New Delhi
Sri Lanka's government has unveiled its ambitious 2024 budget, aiming for a lower-than-anticipated deficit while projecting a significant surge in revenues crucial for sustaining its International Monetary Fund (IMF) bailout program, Reuters reported on Monday.
The fiscal deficit target for 2024 is set at 2.85 trillion Sri Lankan rupees ($8.73 billion), representing 9.1 per cent of GDP, higher than the revised 8.5 per cent in the current year but below the IMF-backed 12 per cent target.
According to Reuters, President Ranil Wickremesinghe, also the finance minister, underscored the budget's role in laying the foundation for Sri Lanka's recovery. He stated that the budget aims to establish the groundwork for Sri Lanka's recovery and emphasised that the nation cannot persist as a community reliant on external support.
The government's projections include total tax revenue of 4.1 trillion rupees for 2024, a substantial increase from the current year's 2.85 trillion rupees. The Goods and Services Tax receipts contribute significantly to this surge.
The budget outlines a record expenditure of 6.98 trillion rupees in 2024, a 33 per cent increase from 2023, with a focus on doubling capital expenditure and allocating 450 billion rupees for bank recapitalisation.
"The budget deficit is lower than anticipated, but if we add the allocation for bank recapitalisation, the deficit increases,” Reuters quoted Dimantha Mathew, Head of Research at First Capital Research as saying.
Sri Lanka's economy faced a severe setback in 2022, contracting by 7.8 per cent, leading to a default on foreign debt and the worst financial crisis since Independence in 1948. President Wickremesinghe, addressing the parliament, revealed that the island nation plans to allocate 3 trillion rupees for repaying international sovereign bonds in 2024. This is dependant on the finalisation of ongoing debt restructuring talks with bondholders. To accommodate this, Wickremesinghe proposed raising Sri Lanka's debt ceiling by 3.45 trillion rupees to 7.35 trillion rupees.

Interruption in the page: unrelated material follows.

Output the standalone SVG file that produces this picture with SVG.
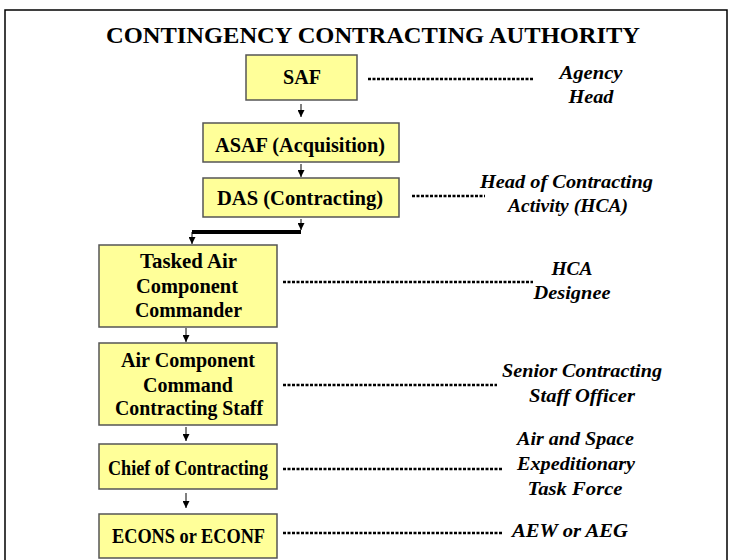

The central bank anticipates a growth rate of 3.3 per cent in 2024, coinciding with presidential elections. In alignment with IMF requirements, the government aims for a primary account deficit of 0.6 per cent of GDP, marginally smaller than the 0.7 per cent projected for 2023.
The IMF stipulates that the nation must achieve a primary surplus of 2.3 per cent by 2025 and reduce its debt-to-GDP ratio to 95 per cent by 2032. As of end-December, the debt-to-GDP ratio stood at 113.8 per cent.